[Recorded data]
┌──

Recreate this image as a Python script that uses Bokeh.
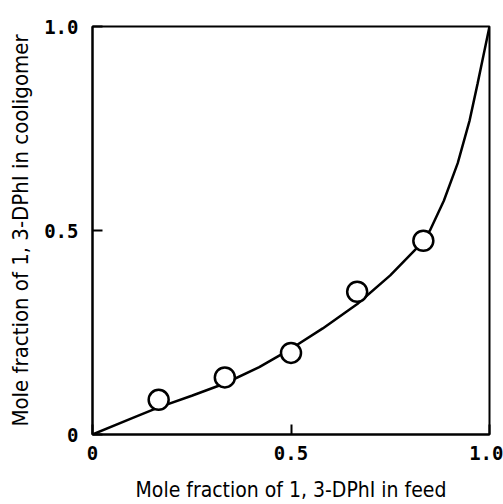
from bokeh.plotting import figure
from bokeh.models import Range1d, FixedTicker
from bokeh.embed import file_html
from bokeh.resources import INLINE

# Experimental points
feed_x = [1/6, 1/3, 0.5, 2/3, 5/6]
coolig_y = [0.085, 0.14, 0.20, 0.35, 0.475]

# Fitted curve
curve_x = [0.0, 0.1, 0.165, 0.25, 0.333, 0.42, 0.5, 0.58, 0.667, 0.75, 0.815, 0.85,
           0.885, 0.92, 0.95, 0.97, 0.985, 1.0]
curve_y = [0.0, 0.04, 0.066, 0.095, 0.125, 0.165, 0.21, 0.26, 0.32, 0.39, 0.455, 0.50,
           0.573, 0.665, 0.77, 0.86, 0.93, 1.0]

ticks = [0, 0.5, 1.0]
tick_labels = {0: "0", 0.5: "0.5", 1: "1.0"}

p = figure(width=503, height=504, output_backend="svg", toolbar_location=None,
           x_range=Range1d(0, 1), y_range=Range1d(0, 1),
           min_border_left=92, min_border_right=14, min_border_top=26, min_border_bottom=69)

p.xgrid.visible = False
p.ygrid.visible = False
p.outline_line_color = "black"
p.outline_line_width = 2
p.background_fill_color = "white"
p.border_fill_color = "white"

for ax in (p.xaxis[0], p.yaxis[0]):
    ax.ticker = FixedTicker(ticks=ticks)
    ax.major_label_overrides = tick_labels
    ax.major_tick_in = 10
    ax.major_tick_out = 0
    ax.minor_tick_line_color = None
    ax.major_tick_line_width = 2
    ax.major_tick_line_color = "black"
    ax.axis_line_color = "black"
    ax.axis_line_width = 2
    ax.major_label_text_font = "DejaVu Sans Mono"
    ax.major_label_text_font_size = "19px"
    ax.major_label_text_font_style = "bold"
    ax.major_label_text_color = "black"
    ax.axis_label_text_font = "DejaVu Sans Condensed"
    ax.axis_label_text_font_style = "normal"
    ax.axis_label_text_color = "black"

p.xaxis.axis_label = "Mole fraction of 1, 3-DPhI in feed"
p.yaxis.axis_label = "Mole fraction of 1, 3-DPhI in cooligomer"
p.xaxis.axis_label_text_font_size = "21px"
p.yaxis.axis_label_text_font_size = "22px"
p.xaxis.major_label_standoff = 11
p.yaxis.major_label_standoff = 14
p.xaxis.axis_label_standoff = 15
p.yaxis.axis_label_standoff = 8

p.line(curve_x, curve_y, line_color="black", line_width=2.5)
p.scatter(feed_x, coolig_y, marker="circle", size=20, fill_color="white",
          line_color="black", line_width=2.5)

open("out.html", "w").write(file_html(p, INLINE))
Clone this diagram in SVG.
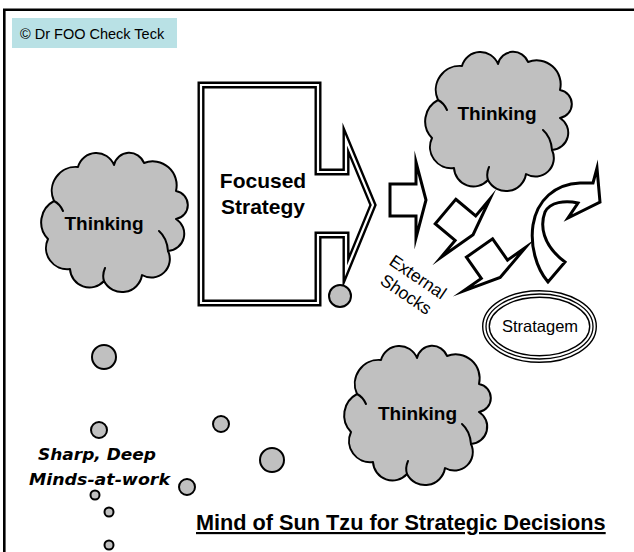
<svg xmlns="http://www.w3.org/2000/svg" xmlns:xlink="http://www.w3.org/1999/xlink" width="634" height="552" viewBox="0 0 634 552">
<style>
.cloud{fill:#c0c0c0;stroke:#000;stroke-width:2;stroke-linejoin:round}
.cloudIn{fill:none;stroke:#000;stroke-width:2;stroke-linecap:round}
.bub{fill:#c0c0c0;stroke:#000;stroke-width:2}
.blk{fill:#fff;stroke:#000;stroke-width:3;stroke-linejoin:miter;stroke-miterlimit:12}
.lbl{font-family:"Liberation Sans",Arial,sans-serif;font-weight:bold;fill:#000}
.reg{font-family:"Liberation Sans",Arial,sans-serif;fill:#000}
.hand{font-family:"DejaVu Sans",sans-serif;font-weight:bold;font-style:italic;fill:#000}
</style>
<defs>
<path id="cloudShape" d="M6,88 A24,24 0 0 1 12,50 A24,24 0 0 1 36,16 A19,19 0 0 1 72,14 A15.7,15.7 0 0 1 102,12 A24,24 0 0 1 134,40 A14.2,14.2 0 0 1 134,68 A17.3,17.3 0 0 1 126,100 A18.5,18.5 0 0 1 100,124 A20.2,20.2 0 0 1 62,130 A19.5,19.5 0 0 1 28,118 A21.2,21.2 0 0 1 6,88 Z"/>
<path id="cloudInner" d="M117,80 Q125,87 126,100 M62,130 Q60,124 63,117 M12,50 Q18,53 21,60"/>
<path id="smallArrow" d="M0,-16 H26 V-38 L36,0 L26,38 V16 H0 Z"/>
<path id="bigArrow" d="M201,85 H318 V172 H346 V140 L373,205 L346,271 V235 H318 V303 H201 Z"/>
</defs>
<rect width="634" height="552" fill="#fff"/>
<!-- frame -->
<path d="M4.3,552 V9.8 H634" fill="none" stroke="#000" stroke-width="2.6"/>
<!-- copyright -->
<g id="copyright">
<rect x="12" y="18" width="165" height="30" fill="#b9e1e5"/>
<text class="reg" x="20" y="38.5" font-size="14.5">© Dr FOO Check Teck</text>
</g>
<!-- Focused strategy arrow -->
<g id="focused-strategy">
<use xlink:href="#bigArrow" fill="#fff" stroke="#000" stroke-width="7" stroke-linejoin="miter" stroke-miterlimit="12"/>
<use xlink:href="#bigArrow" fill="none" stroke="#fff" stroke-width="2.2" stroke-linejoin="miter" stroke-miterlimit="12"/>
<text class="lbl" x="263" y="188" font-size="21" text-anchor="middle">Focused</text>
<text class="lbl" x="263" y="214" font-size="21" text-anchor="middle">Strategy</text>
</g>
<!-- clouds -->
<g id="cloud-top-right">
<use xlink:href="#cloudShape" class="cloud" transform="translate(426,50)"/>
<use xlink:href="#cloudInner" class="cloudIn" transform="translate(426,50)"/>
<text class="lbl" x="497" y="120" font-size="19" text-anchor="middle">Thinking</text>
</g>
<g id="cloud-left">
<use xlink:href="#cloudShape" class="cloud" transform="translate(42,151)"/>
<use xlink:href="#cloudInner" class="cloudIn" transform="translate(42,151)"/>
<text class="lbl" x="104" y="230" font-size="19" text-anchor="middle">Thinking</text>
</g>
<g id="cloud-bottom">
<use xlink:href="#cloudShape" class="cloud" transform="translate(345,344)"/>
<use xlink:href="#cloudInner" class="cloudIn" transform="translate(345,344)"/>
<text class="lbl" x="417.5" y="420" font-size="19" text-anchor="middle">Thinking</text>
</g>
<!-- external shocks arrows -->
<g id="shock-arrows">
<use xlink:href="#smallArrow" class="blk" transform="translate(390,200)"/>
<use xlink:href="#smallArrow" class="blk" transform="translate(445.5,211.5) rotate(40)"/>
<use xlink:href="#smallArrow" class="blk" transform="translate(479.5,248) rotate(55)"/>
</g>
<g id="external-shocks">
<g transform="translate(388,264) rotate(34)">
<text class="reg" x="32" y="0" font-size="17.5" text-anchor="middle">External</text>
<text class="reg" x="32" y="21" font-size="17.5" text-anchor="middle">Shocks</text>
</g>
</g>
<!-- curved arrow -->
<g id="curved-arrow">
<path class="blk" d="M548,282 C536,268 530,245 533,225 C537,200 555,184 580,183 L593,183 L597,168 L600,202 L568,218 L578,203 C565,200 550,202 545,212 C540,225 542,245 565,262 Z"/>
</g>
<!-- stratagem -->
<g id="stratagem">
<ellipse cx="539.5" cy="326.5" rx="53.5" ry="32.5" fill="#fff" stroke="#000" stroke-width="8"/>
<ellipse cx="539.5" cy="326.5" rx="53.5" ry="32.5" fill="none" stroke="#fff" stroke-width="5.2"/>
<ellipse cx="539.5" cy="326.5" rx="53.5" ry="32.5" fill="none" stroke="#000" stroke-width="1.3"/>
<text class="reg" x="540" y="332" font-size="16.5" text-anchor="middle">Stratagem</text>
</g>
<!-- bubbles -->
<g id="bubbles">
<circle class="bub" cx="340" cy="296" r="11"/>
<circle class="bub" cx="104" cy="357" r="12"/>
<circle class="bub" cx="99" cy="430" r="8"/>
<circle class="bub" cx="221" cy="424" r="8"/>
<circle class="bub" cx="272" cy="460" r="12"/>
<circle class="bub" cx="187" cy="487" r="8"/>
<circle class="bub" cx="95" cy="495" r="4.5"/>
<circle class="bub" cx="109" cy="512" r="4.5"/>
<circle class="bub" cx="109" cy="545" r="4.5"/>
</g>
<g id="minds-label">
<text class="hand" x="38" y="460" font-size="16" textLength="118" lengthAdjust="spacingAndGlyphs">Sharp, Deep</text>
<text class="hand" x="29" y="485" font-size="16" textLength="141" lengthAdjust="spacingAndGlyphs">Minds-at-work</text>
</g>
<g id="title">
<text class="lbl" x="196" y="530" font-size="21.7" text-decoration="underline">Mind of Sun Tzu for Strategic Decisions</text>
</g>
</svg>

└──

> OBJECTIVE
Exactly as written, repeat the lines from the beginning of the entries up to and including the line with "from bokeh.resources import INLINE", but not the pictures.

> OUTPUT
Recreate this image as a Python script that uses Bokeh.
from bokeh.plotting import figure
from bokeh.models import Range1d, FixedTicker
from bokeh.embed import file_html
from bokeh.resources import INLINE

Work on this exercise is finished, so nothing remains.